Grand Ledge: The Mural

James Calder’s Waiting for the Mail is one of many Section of Fine Arts murals to feature a small, white farm family. However, unlike the mural in Chelsea, Calder’s family is consciously modern. In the foreground, a man in denim overalls grasps a fence post beside an open gate. Next to him, his wife clad in a pale yellow apron holds the hand of a small girl who is teasing a chicken with a long blade of grass. The group is surrounded by a collie, more chickens, and baskets full of fruit (signifying agrarian abundance). In the distance, a distinct red barn and several additional buildings are arranged amid fields, trees, and cattle. On the horizon, the skyline of Grand Ledge is denoted by a water tower and smokestacks. (As documented in the National Archives, the specificity of the skyline was due to the local postmaster, see The Process.) But the primary focus of the scene, both for the viewers and for the father and collie, is the arrival of a modern automobile—a symbol of rural mail delivery. A boy clad in overalls like his father’s, who seems to have rushed through the gate at the sight of the car, stands at the vehicle’s window holding a letter.

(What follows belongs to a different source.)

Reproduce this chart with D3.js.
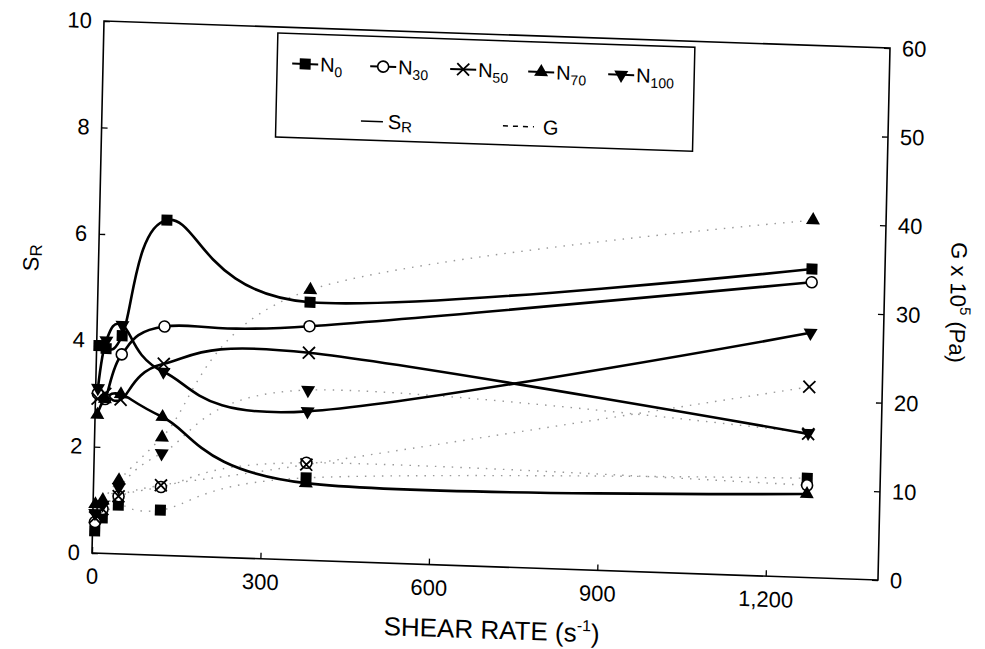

To our twenty-first-century eyes, Calder’s oil on canvas mural may seem like the antithesis of modernity. The almost pastel color scheme dominated by soothing greens and even a muted red barn contributes to a nostalgic feeling. The rural setting and the almost anonymous, somewhat awkwardly rendered human figures further detract from the mural’s status as modern art. As we know from the other murals he completed in Michigan, Calder was more comfortable with industrial scenes that better reflect a modern style. (See The Artist) Yet, despite the mural’s dated appearance now, Calder was one of the rare artists to include a consciously modern automobile. New Deal scholar Barbara Melosh has argued that one of the reasons Section murals often appear old-fashioned is the conspicuous absence of automobiles, which were already ubiquitous across the country and a symbol of the twentieth century. This absence is all the more notable in Michigan where the automobile industry was such a dominant presence at the time. Of Section-funded murals in Michigan, only William Gropper directly depicted a factory. Meanwhile, in Fenton, Jerome Snyder depicted workers during the change of shift at an automobile plant. In River Rouge, the site of the famous factory, Marshall Fredericks created a relief of farm animals fleeing from an early automobile. In fact, the Section steered artists away from depicting the industry in sites like Dearborn and Lincoln Park, leading to controversy when the latter’s mural did not reflect the area. Melosh suspects that the pressure to avoid depicting the industry came from the tumult of the decade, which included infamous layoffs and strikes.

Certainly, Calder’s peaceful scene with a single car arriving at an idyllic farm does not begin to address the complexities of Michigan’s relationship with the automobile industry. In fact, as Melosh notes, the most common depiction of a car in Section murals was in scenes of rural mail delivery like this one. It would be a mistake, however, to dismiss such a scene as standard. In clippings about Calder’s mural forwarded by Grand Ledge’s postmaster to the Section, news writers praised the subject as an integral feature of American democracy. The Grand Ledge Independent explained the importance of Rural Free Delivery on its front page in an article about the mural.
“The RFD mailman recalls the part played by this distinguished democratic service extending to the farmer the same opportunity to be as well informed and intelligent a citizen as the city dweller. Free daily delivery of mail to rural areas, now accepted as one of the inalienable privileges of citizenship, was established hardly more than forty years ago, but today serves approximately 26,000,000 persons.”
Indeed, a time before rural free delivery was established in 1902 was certainly well within living memory for many Grand Ledge residents. Beyond the RFD subject matter, the Grand Ledge author also found modernity in the agricultural scene, describing the “careful, scientific husbandry which characterizes this well-planned farm, healthy cattle and poultry, and the new ripe fruit” depicted in Calder’s mural. “Trained at modern agricultural schools and profiting by Government research and guidance,” the author writes, “the American farmer today is better fitted than ever before to contribute to the strength and prosperity of the nation.” Even the Detroit Free Press ran an article praising the mural. Ultimately, the power of Calder’s mural, which is still in place today, lies in its specificity. Calder took common Section themes (mail delivery and rural agriculture) and made them specific to the time and the location, through the skyline and specific crops.
Sources
- “Grand Ledge.” Box 50, Case Files Concerning Embellishments of Public Buildings, 1934-1943, Entry 133, Records of the Public Buildings Service, Record Group 121, National Archives II, College Park, Maryland.
- Barbara Melosh, Engendering Culture: Manhood and Womanhood in New Deal Public Art and Theater (Washington DC: Smithsonian Institution Press, 1991), 117-121.